14.7 Predictions for the 2030–2040 Hidden Internet Landscape
Predicting the future of darknets is not about guessing new tools or platforms.
It is about understanding structural pressures that do not change quickly:
power concentration, surveillance incentives, human behavior, cryptographic limits, and governance failures.
The hidden internet of 2030–2040 will not be a single network, ideology, or technology.
It will be a layered ecosystem of compromises, shaped more by constraint than imagination.
This chapter outlines what is likely, what is plausible, and what is unlikely, based on current research and historical patterns.
A. The End of “One Network to Rule Them All”
High confidence prediction:
No single anonymity network will dominate the future.
Instead, we will see:
specialized networks for different threat models
modular anonymity stacks
context-specific privacy tools
Low-latency browsing, high-latency messaging, credential verification, and publishing will increasingly be separated concerns, not one system.
Monoliths fragment under pressure.
B. Anonymity as an Adaptive System, Not a Static Tool
By 2030–2040, anonymity systems will behave less like protocols and more like adaptive organisms.
This includes:
dynamic routing strategies
adaptive noise models
real-time risk estimation
environment-aware defenses
Static anonymity will be viewed as obsolete.
Research already shows:
fixed defenses fail against adaptive adversaries
C. Metadata, Not Content, Remains the Central Battlefield
Encryption will be assumed everywhere.
The decisive struggle will remain metadata inference.
Expect:
continued arms race in traffic analysis
widespread normalization of timing obfuscation
acceptance of performance loss as a privacy cost
The idea that “encryption solved privacy” will be regarded as historically naïve.
D. High-Latency Systems Will Quietly Expand
Mixnets and delay-tolerant systems will not replace the web.
They will expand quietly in high-risk domains, including:
whistleblowing
investigative journalism
human rights coordination
long-term archival publishing
These systems will be:
invisible to most users, essential to a few
Visibility correlates with vulnerability.
E. Identity Will Become Conditional and Contextual
Persistent identity will continue to erode.
Instead, expect:
role-based credentials
context-bound reputation
unlinkable proof systems
expiration-driven trust
Identity will shift from:
“Who are you?”
to
“Are you allowed to do this, right now, in this context?”
This is a fundamental conceptual change.
F. Governance Will Remain Fragmented and Informal
No global governance model for darknets will emerge.
Instead:
communities will continue to self-organize
norms will outrank rules
exit will substitute for reform
fragmentation will persist
This is not failure.
It is structural alignment with anonymity.

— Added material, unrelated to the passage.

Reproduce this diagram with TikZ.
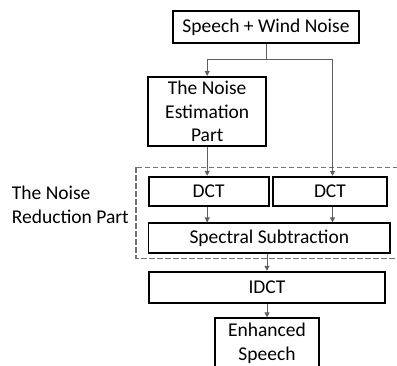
\documentclass[tikz,border=0pt]{standalone}
\usepackage{fontspec}
\setmainfont{Carlito}
\usetikzlibrary{arrows.meta,calc}
\definecolor{conncol}{RGB}{95,95,95}
\definecolor{dashcol}{RGB}{115,115,115}
\tikzset{
  box/.style={draw=black, line width=1.8pt, fill=white, inner sep=0pt, align=center,
    font=\fontsize{19.5}{23.5}\selectfont},
  conn/.style={draw=conncol, line width=1pt},
  arr/.style={conn, -{Triangle[length=5pt,width=5pt]}},
  grp/.style={draw=dashcol, line width=1.6pt, dash pattern=on 5.5pt off 2.5pt},
  lbl/.style={inner sep=0pt, align=left, font=\fontsize{19.5}{24}\selectfont}
}
\begin{document}
\begin{tikzpicture}[x=1pt,y=-1pt]
\useasboundingbox (0,0) rectangle (397,365);
\clip (0,0) rectangle (397,365);
\node[box, minimum width=186pt, minimum height=32pt] (sw) at (266,27) {Speech + Wind Noise};
\node[box, minimum width=118pt, minimum height=69pt] (ne) at (207.2,111.3) {The Noise\\Estimation\\Part};
\node[box, minimum width=120pt, minimum height=29pt] (dct1) at (208.7,191.2) {DCT};
\node[box, minimum width=113.5pt, minimum height=29pt] (dct2) at (330,191.2) {DCT};
\node[box, minimum width=241.5pt, minimum height=30pt] (ss) at (269.3,238.3) {Spectral Subtraction};
\node[box, minimum width=236pt, minimum height=31pt] (idct) at (267,287.2) {IDCT};
\node[box, minimum width=104pt, minimum height=50pt] (enh) at (267,343.3) {Enhanced\\Speech};
\node[lbl, anchor=west] (nrp) at (11.7,204.5) {The Noise\\Reduction Part};
\draw[grp] (136,167.3) rectangle (420,258.3);
\coordinate (split) at (266,59.5);
\coordinate (xr) at (332.5,0);
\draw[conn] (sw.south) -- (split);
\draw[arr] (split) -| (ne.north);
\draw[arr] (split) -| (dct2.north -| xr);
\draw[arr] (ne.south) -- (ne.south |- dct1.north);
\draw[arr] (ne.south |- dct1.south) -- (ne.south |- ss.north);
\draw[arr] (dct2.south -| xr) -- (ss.north -| xr);
\draw[arr] (ss.south -| idct.north) -- (idct.north);
\draw[arr] (idct.south) -- (enh.north);
\end{tikzpicture}
\end{document}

G. Increased State Pressure Without Total Suppression
States will not “kill” darknets.
They will:
regulate infrastructure
pressure intermediaries
criminalize facilitation
expand lawful surveillance
However, complete suppression is unlikely because:
anonymity technologies align with legitimate needs (journalism, activism, resilience)
Suppression creates demand.
H. Commercialization Will Create New Tensions
Privacy tools will increasingly intersect with:
commercial VPNs
satellite ISPs
AI platforms
identity services
This creates a tension between:
profit incentives and anonymity guarantees
Commercial anonymity will exist, but trust will remain fragile.
I. AI Will Not Replace Human Judgment
Despite advances, AI will not:
solve anonymity
replace cryptographic guarantees
eliminate ethical dilemmas
Instead, AI will act as:
a defense amplifier
a risk detector
a configuration assistant
Human oversight remains essential.
J. The Myth of Perfect Anonymity Will Fully Collapse
By 2040, serious discourse will fully reject:
“100% anonymous” claims
“untraceable forever” narratives
absolutist privacy promises
Anonymity will be understood as:
risk management under uncertainty
This maturity is a sign of progress, not defeat.
K. Cultural Normalization of Privacy Trade-offs
Users will increasingly understand that:
privacy costs performance
anonymity costs convenience
security costs simplicity
The demand for effortless invisibility will decline.
Privacy literacy will matter more than tools.
L. Darknets Will Be Less Visible, More Embedded
Rather than separate “dark webs,” anonymity will:
embed into applications
exist as layers, not destinations
activate contextually
The boundary between clearnet and darknet will blur.
Anonymity becomes ambient, not exotic.
M. What Will Not Happen (Based on Evidence)
Unlikely developments include:
a single global anonymous internet
fully autonomous, self-governing DAOs replacing human communities
cryptographic silver bullets
anonymity independent of infrastructure control
Constraints persist, regardless of ambition.
N. Why the Future Is Incremental, Not Revolutionary
The hidden internet evolves through:
small protocol changes
layered defenses
social adaptation
repeated failure and repair
Revolutions attract attention.
Survivability prefers incrementalism.